REQUIRED TASK: Give every line again exactly as it appears, please, but not the pictures.

RAW DATA:
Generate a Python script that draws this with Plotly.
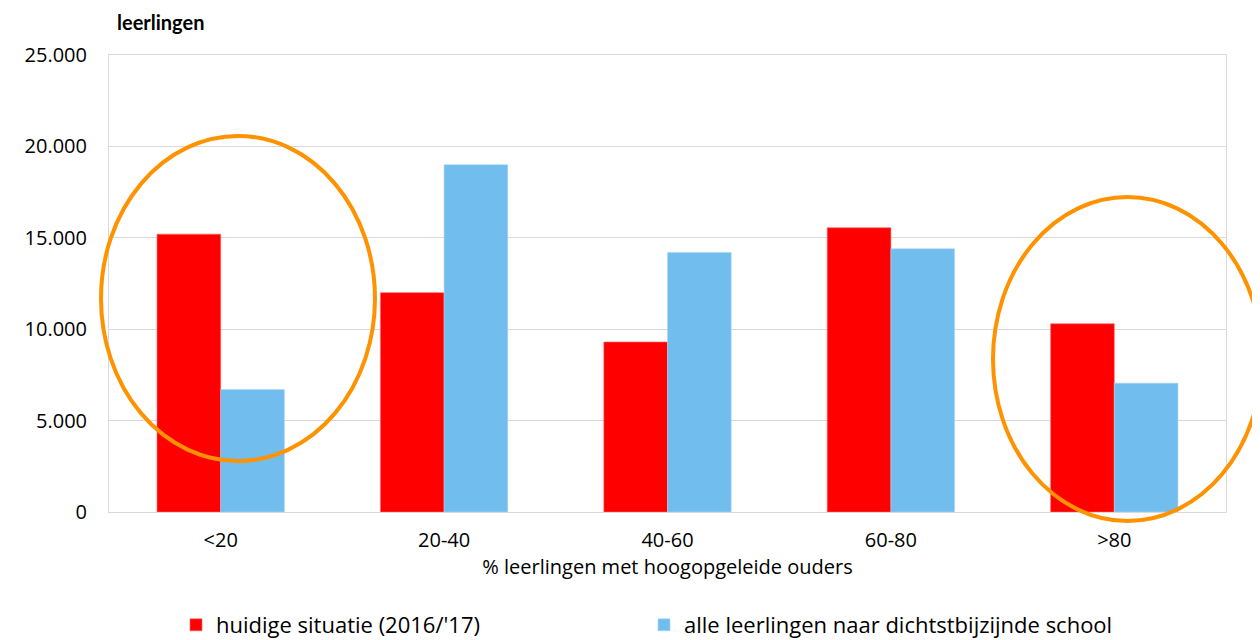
import plotly.graph_objects as go

categories = ["<20", "20-40", "40-60", "60-80", ">80"]
huidige = [15200, 12000, 9300, 15550, 10300]
dichtstbij = [6700, 19000, 14200, 14400, 7050]
series_names = ["huidige situatie (2016/'17)", "alle leerlingen naar dichtstbijzijnde school"]
y_ticks = [0, 5000, 10000, 15000, 20000, 25000]

font_main = "'Open Sans', 'Noto Sans', sans-serif"

fig = go.Figure()
fig.add_trace(go.Bar(x=categories, y=huidige, name=series_names[0], legend="legend", showlegend=True,
                     marker=dict(color="#FF0000", line=dict(color="#FF6666", width=0.6))))
fig.add_trace(go.Bar(x=categories, y=dichtstbij, name=series_names[1], legend="legend2", showlegend=True,
                     marker=dict(color="#71BDED", line=dict(color="#A8D6F5", width=0.6))))

OFF = 8  # page body margin
W, H = 1260 - OFF, 640 - OFF
L, T = 109 - OFF, 55 - OFF
R = W - (1226 - OFF)
B = H - (512 - OFF)
pw, ph = W - L - R, H - T - B

def px(x):
    return (x - OFF - L) / pw

def py(y):
    return (H - B - (y - OFF)) / ph

def cx(x):
    return (x - OFF) / W

def cy(y):
    return 1 - (y - OFF) / H

legend_common = dict(orientation="h", xref="container", yref="container",
                     xanchor="left", yanchor="middle", itemwidth=30,
                     font=dict(size=22), bgcolor="rgba(0,0,0,0)")

fig.update_layout(
    width=W, height=H,
    margin=dict(l=L, r=R, t=T, b=B),
    paper_bgcolor="white", plot_bgcolor="white",
    showlegend=True,
    barmode="group", bargap=0.43, bargroupgap=0,
    separators=",.",
    font=dict(family=font_main, color="#000000", size=19),
    xaxis=dict(showline=True, linecolor="#D9D9D9", linewidth=1, mirror=True,
               tickfont=dict(size=20), ticks="", automargin=False, ticklabelstandoff=10,
               title=dict(text="% leerlingen met hoogopgeleide ouders", font=dict(size=20), standoff=7)),
    yaxis=dict(range=[0, 25000], tickvals=y_ticks, tickformat=",d",
               showgrid=True, gridcolor="#D9D9D9", gridwidth=1,
               showline=True, linecolor="#D9D9D9", linewidth=1, mirror=True, automargin=False,
               zeroline=False, tickfont=dict(size=20), ticklabelstandoff=17),
    legend=dict(x=cx(176), y=cy(625), **legend_common),
    legend2=dict(x=cx(644), y=cy(625), **legend_common),
    annotations=[dict(text="<b>leerlingen</b>", xref="paper", yref="paper",
                      x=px(115), y=py(22), xanchor="left", yanchor="middle",
                      showarrow=False, font=dict(family="Lato, sans-serif", size=20))],
    shapes=[
        dict(type="circle", xref="paper", yref="paper",
             x0=px(101), x1=px(375), y0=py(461), y1=py(136),
             line=dict(color="#FF9200", width=4)),
        dict(type="circle", xref="paper", yref="paper",
             x0=px(993), x1=px(1262), y0=py(521), y1=py(197),
             line=dict(color="#FF9200", width=4)),
    ],
)

fig.write_html("out.html")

FINISHED ANSWER:
Generate a Python script that draws this with Plotly.
import plotly.graph_objects as go

categories = ["<20", "20-40", "40-60", "60-80", ">80"]
huidige = [15200, 12000, 9300, 15550, 10300]
dichtstbij = [6700, 19000, 14200, 14400, 7050]
series_names = ["huidige situatie (2016/'17)", "alle leerlingen naar dichtstbijzijnde school"]
y_ticks = [0, 5000, 10000, 15000, 20000, 25000]

font_main = "'Open Sans', 'Noto Sans', sans-serif"

fig = go.Figure()
fig.add_trace(go.Bar(x=categories, y=huidige, name=series_names[0], legend="legend", showlegend=True,
                     marker=dict(color="#FF0000", line=dict(color="#FF6666", width=0.6))))
fig.add_trace(go.Bar(x=categories, y=dichtstbij, name=series_names[1], legend="legend2", showlegend=True,
                     marker=dict(color="#71BDED", line=dict(color="#A8D6F5", width=0.6))))

OFF = 8  # page body margin
W, H = 1260 - OFF, 640 - OFF
L, T = 109 - OFF, 55 - OFF
R = W - (1226 - OFF)
B = H - (512 - OFF)
pw, ph = W - L - R, H - T - B

def px(x):
    return (x - OFF - L) / pw

def py(y):
    return (H - B - (y - OFF)) / ph

def cx(x):
    return (x - OFF) / W

def cy(y):
    return 1 - (y - OFF) / H

legend_common = dict(orientation="h", xref="container", yref="container",
                     xanchor="left", yanchor="middle", itemwidth=30,
                     font=dict(size=22), bgcolor="rgba(0,0,0,0)")

fig.update_layout(
    width=W, height=H,
    margin=dict(l=L, r=R, t=T, b=B),
    paper_bgcolor="white", plot_bgcolor="white",
    showlegend=True,
    barmode="group", bargap=0.43, bargroupgap=0,
    separators=",.",
    font=dict(family=font_main, color="#000000", size=19),
    xaxis=dict(showline=True, linecolor="#D9D9D9", linewidth=1, mirror=True,
               tickfont=dict(size=20), ticks="", automargin=False, ticklabelstandoff=10,
               title=dict(text="% leerlingen met hoogopgeleide ouders", font=dict(size=20), standoff=7)),
    yaxis=dict(range=[0, 25000], tickvals=y_ticks, tickformat=",d",
               showgrid=True, gridcolor="#D9D9D9", gridwidth=1,
               showline=True, linecolor="#D9D9D9", linewidth=1, mirror=True, automargin=False,
               zeroline=False, tickfont=dict(size=20), ticklabelstandoff=17),
    legend=dict(x=cx(176), y=cy(625), **legend_common),
    legend2=dict(x=cx(644), y=cy(625), **legend_common),
    annotations=[dict(text="<b>leerlingen</b>", xref="paper", yref="paper",
                      x=px(115), y=py(22), xanchor="left", yanchor="middle",
                      showarrow=False, font=dict(family="Lato, sans-serif", size=20))],
    shapes=[
        dict(type="circle", xref="paper", yref="paper",
             x0=px(101), x1=px(375), y0=py(461), y1=py(136),
             line=dict(color="#FF9200", width=4)),
        dict(type="circle", xref="paper", yref="paper",
             x0=px(993), x1=px(1262), y0=py(521), y1=py(197),
             line=dict(color="#FF9200", width=4)),
    ],
)

fig.write_html("out.html")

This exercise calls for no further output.